Stéphane Burger supervise une dizaine de professionnels répartis en quatre équipes (centre-ville, quartier prioritaire, zone périurbaine et zone rurale) pour le service de prévention spécialisée de Quimper (Fondation Massé-Trévidy). Selon lui, c’est un leurre de penser que l’on peut tout contrôler. « Je ne vis pas comme un inconvénient de ne pas pouvoir vérifier le travail des éducateurs. Je fonctionne sur le principe de subsidiarité : les professionnels doivent travailler de façon souple et en confiance avec le public, et je dois faire de même avec eux. En tant que directeur, je suis plus l’animateur du questionnement que celui qui le dicte. » Ce qui, pointe-t-il, est compliqué, insécurisant pour les professionnels qui ne sont pas encadrés par l’institution, c’est de travailler sans mandat : « Nos éducateurs n’ont pas un public désigné d’avance. Il faut aller le chercher, repérer les vulnérabilités dans les territoires et travailler en coconstruction, sans injonction. Cela demande une autonomie de travail importante, les décisions devant se prendre sur le terrain au plus près de la réalité. » Si les équipes de Stéphane Burger ont donc une large marge de manœuvre, elles doivent néanmoins être en permanence joignables par lui (par téléphone portable, e-mail…) et être réactives.
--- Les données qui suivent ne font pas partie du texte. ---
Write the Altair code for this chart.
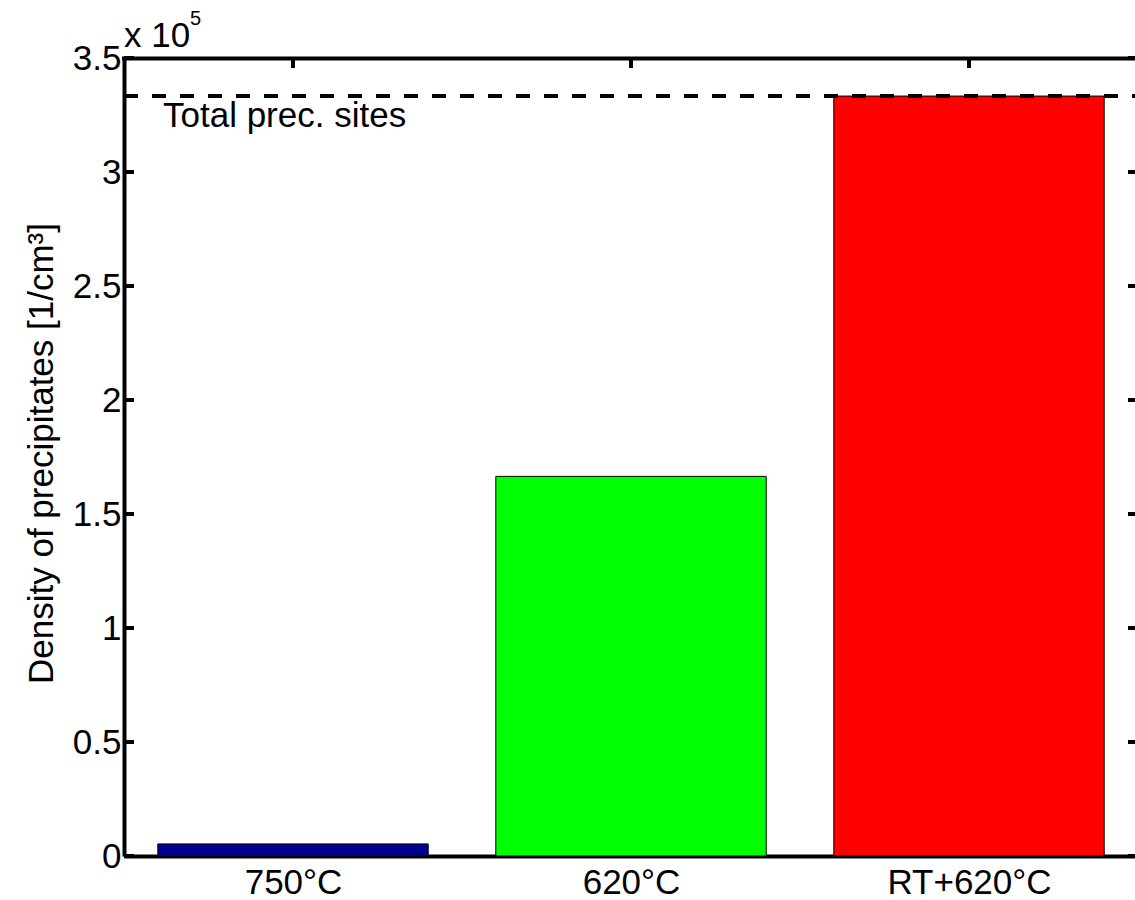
import json
import altair as alt
import pandas as pd

# ---- data ----
categories = ["750°C", "620°C", "RT+620°C"]
positions = [1, 2, 3]
density = [5300, 166500, 333300]          # precipitates per cm^3
bar_colors = ["#00008F", "#00FF00", "#FF0000"]
total_sites = 333300
y_tick_values = [0, 50000, 100000, 150000, 200000, 250000, 300000, 350000]
y_label = "Density of precipitates [1/cm³]"
exponent_base = "x 10"
exponent_power = "5"
total_label = "Total prec. sites"

# ---- layout / style ----
FONT = "Liberation Sans"
FS = 35
W, H = 1011, 798
HALF_BAR = 0.4
X_DOMAIN = [0.5, 0.5 + W / 338.0]
Y_DOMAIN = [0, 350000]
TICK_LEN = 10

bars_df = pd.DataFrame({
    "category": categories,
    "pos": positions,
    "lo": [p - HALF_BAR for p in positions],
    "hi": [p + HALF_BAR for p in positions],
    "density": density,
    "base": [0] * len(categories),
})
ticks_df = pd.DataFrame({"v": y_tick_values})
pos_df = pd.DataFrame({"pos": positions})
total_df = pd.DataFrame({"total": [total_sites], "label": [total_label]})

xscale = alt.Scale(domain=X_DOMAIN, nice=False, zero=False)
yscale = alt.Scale(domain=Y_DOMAIN, nice=False)

label_expr = json.dumps(categories) + "[datum.value - 1]"

bars = alt.Chart(bars_df).mark_bar(stroke="black", strokeWidth=1, opacity=1).encode(
    x=alt.X("lo:Q", scale=xscale,
            axis=alt.Axis(values=positions, labelExpr=label_expr, title=None,
                          labelPadding=9, ticks=False, tickSize=0, grid=False)),
    x2="hi:Q",
    y=alt.Y("density:Q", scale=yscale,
            axis=alt.Axis(values=y_tick_values,
                          labelExpr="'' + (datum.value / 100000)",
                          title=y_label, titleX=-72, titleY=395, titleAngle=-90,
                          titleAlign="center", titleBaseline="alphabetic",
                          labelPadding=3, ticks=False, tickSize=0, grid=False)),
    y2="base:Q",
    color=alt.Color("category:N", scale=alt.Scale(domain=categories, range=bar_colors),
                    legend=None),
)

dash = alt.Chart(total_df).mark_rule(color="black", strokeWidth=4, strokeDash=[14, 14]).encode(
    y=alt.Y("total:Q", scale=yscale),
    x=alt.value(0), x2=alt.value(W),
)

dash_text = alt.Chart(total_df).mark_text(
    font=FONT, fontSize=FS, align="left", baseline="alphabetic", dy=31, color="black"
).encode(
    y=alt.Y("total:Q", scale=yscale), x=alt.value(39), text="label:N"
)

left_ticks = alt.Chart(ticks_df).mark_rule(color="black", strokeWidth=4).encode(
    y=alt.Y("v:Q", scale=yscale), x=alt.value(0), x2=alt.value(TICK_LEN)
)
right_ticks = alt.Chart(ticks_df).mark_rule(color="black", strokeWidth=4).encode(
    y=alt.Y("v:Q", scale=yscale), x=alt.value(W + 3 - TICK_LEN), x2=alt.value(W + 3)
)
top_ticks = alt.Chart(pos_df).mark_rule(color="black", strokeWidth=4).encode(
    x=alt.X("pos:Q", scale=xscale), y=alt.value(0), y2=alt.value(TICK_LEN)
)
top_border = alt.Chart(pos_df.head(1)).mark_rule(color="black", strokeWidth=4).encode(
    x=alt.value(-2), x2=alt.value(W), y=alt.value(0.5)
)

exp_df = pd.DataFrame({"base": [exponent_base], "pw": [exponent_power]})
exp_base = alt.Chart(exp_df).mark_text(
    font=FONT, fontSize=FS, align="left", baseline="alphabetic", color="black"
).encode(x=alt.value(0), y=alt.value(-11), text="base:N")
exp_pow = alt.Chart(exp_df).mark_text(
    font=FONT, fontSize=20, align="left", baseline="alphabetic", color="black"
).encode(x=alt.value(66), y=alt.value(-33), text="pw:N")

chart = alt.layer(
    bars, left_ticks, right_ticks, top_ticks, top_border, dash, dash_text, exp_base, exp_pow
).resolve_scale(x="shared", y="shared").properties(
    width=W, height=H,
    autosize=alt.AutoSizeParams(type="none"),
    padding={"left": 124, "top": 58, "right": 0, "bottom": 44},
    background="white",
).configure_view(stroke=None).configure_axis(
    labelFont=FONT, labelFontSize=FS, labelColor="black",
    titleFont=FONT, titleFontSize=FS, titleColor="black", titleFontWeight="normal",
    domainColor="black", domainWidth=4,
)

chart.save("out.html", embed_options={"renderer": "svg", "actions": False})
Directeur du service de prévention spécialisée d’ALSEA 87 (Association limousine de sauvegarde de l’enfance à l’adulte), qui encadre 40 professionnels dont 17 exercent « hors les murs », Khalid Mouala estime quant à lui que le métier du directeur, quel que soit le secteur, n’est pas d’assurer la gestion du quotidien. « J’ai un regard plus distant du terrain. Je ne viens pas faire le métier de l’éducateur, mais je dois faire en sorte que celui-ci puisse accomplir correctement ses missions. Les professionnels de terrain ont un niveau de savoir et de connaissances important. Je suis dans une fonction de pilotage, mais je dois tout de même me doter d’outils pour avoir un regard précis sur l’activité du service. »
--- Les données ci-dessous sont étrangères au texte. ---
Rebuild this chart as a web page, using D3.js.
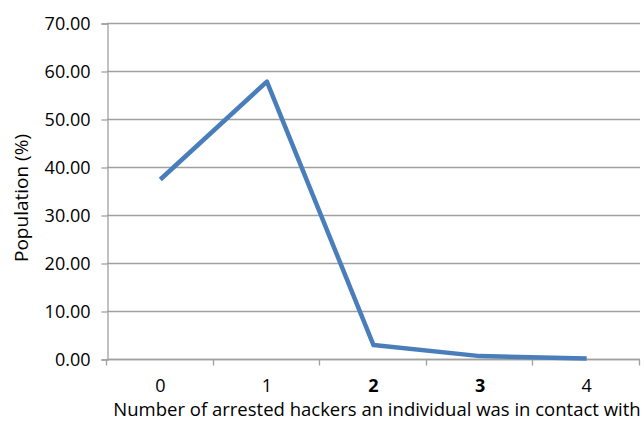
<!DOCTYPE html>
<head>
<meta charset="utf-8">
<script src="https://d3js.org/d3.v7.min.js"></script>
<style>
  body { margin: 0; background: #fff; }
  text { font-family: "Open Sans", sans-serif; fill: #000; }
</style>
</head>
<body>
<div id="vis"></div>
<script>
// values
const categories = ['0', '1', '2', '3', '4']
const boldCats = ['2', '3']
const population = [37.4, 57.8, 2.9, 0.6, 0.1]
const yTicks = [0, 10, 20, 30, 40, 50, 60, 70]

const width = 644
const height = 421
const margin = { top: 23, right: 4, bottom: 62, left: 107 }

const svg = d3.select('#vis').append('svg')
  .attr('width', width)
  .attr('height', height)

const x = d3.scaleBand()
  .domain(categories)
  .range([margin.left, width - margin.right])

const y = d3.scaleLinear()
  .domain([0, 70])
  .range([height - margin.bottom, margin.top])

// horizontal gridlines
svg.append('g')
  .selectAll('line')
  .data(yTicks)
  .join('line')
  .attr('x1', margin.left)
  .attr('x2', width - margin.right)
  .attr('y1', d => y(d) + 0.5)
  .attr('y2', d => y(d) + 0.5)
  .attr('stroke', '#a0a0a0')
  .attr('stroke-width', 1.3)

// y axis
const yAxis = svg.append('g')
  .attr('transform', `translate(${margin.left + 0.5},0.5)`)
  .call(d3.axisLeft(y).tickValues(yTicks).tickFormat(d3.format('.2f')).tickSize(6).tickPadding(11))
yAxis.select('.domain').attr('stroke', '#a0a0a0').attr('stroke-width', 1.3)
yAxis.selectAll('.tick line').attr('stroke', '#a0a0a0').attr('stroke-width', 1.3)
yAxis.selectAll('text').style('font-size', '18px').attr('dy', '0.36em')

// x axis, ticks at category boundaries
const xAxisG = svg.append('g')
  .attr('transform', `translate(0,${y(0) + 0.5})`)
xAxisG.append('line')
  .attr('x1', margin.left).attr('x2', width - margin.right)
  .attr('stroke', '#a0a0a0').attr('stroke-width', 1.3)
const bounds = categories.map(c => x(c)).concat([x.range()[1]])
xAxisG.selectAll('.xt')
  .data(bounds)
  .join('line')
  .attr('class', 'xt')
  .attr('x1', d => Math.round(d) - 0.5).attr('x2', d => Math.round(d) - 0.5)
  .attr('y1', 0).attr('y2', 6)
  .attr('stroke', '#a0a0a0').attr('stroke-width', 1.3)
xAxisG.selectAll('.xl')
  .data(categories)
  .join('text')
  .attr('class', 'xl')
  .attr('x', d => x(d) + x.bandwidth() / 2)
  .attr('y', 32)
  .attr('text-anchor', 'middle')
  .style('font-size', '18px')
  .style('font-weight', d => boldCats.includes(d) ? 'bold' : 'normal')
  .text(d => d)

// line
const line = d3.line()
  .x((d, i) => x(categories[i]) + x.bandwidth() / 2)
  .y(d => y(d))

svg.append('path')
  .datum(population)
  .attr('d', line)
  .attr('fill', 'none')
  .attr('stroke', '#4a7ebb')
  .attr('stroke-width', 4.5)
  .attr('stroke-linejoin', 'round')

// axis titles
svg.append('text')
  .attr('x', 377)
  .attr('y', 416)
  .attr('text-anchor', 'middle')
  .style('font-size', '18.5px')
  .text('Number of arrested hackers an individual was in contact with')

svg.append('text')
  .attr('transform', 'translate(28,198) rotate(-90)')
  .attr('text-anchor', 'middle')
  .style('font-size', '19px')
  .text('Population (%)')
</script>
</body>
L’important, pour ces directeurs, est d’abord d’avoir dans leurs équipes les « bons professionnels », et donc de s’assurer de la qualité du recrutement. A l’ALSEA 87, les éducateurs sont répartis dans les quartiers de Limoges en trinômes. « Ceux-ci doivent être complémentaires. J’encourage la pluralité des cursus de formation avec, si possible, des EJE, des AS, des infirmiers. Lors de l’embauche, il faut veiller aussi à ce que la recrue puisse s’insérer dans une équipe avec laquelle elle va passer de longues heures », pointe Khalid Mouala. « Ce n’est pas toujours facile », concède Claudie Gaillard. Elle-même a notamment dû gérer des conflits d’équipe avec des divergences d’approche. « Quand on se retrouve dans la rue avec un collègue, c’est comme devant un mur d’escalade : il faut avoir confiance dans celui qui tient la corde. A nous, managers ou chefs de service, de trouver le bon binôme de collaborateurs qui vont pouvoir travailler ensemble. » Depuis sa prise de fonction il y a deux ans, elle a mis en place des temps de régulation sur deux équipes. « Le conflit, ce n’est pas grave non plus. Il faut le traiter, ça fait partie d’une communauté de travail, mais il ne faut pas le laisser prendre de l’ampleur. »
Egalement favorable à la mixité des profils dans les équipes qu’il envoie sur le terrain, Stéphane Burger assure que le recrutement en prévention spécialisée n’est pas simple : « C’est un travail qui comporte des moments de tension, avec parfois de l’insécurité, et des moments de vide. Et il faut aussi une certaine humilité quant aux résultats obtenus. » Claudie Gaillard ajoute : « Il faut du personnel capable d’aller vers, mais aussi de gérer des situations de stress. Je préfère donc recruter des personnes expérimentées ou qu’on nous a recommandées. »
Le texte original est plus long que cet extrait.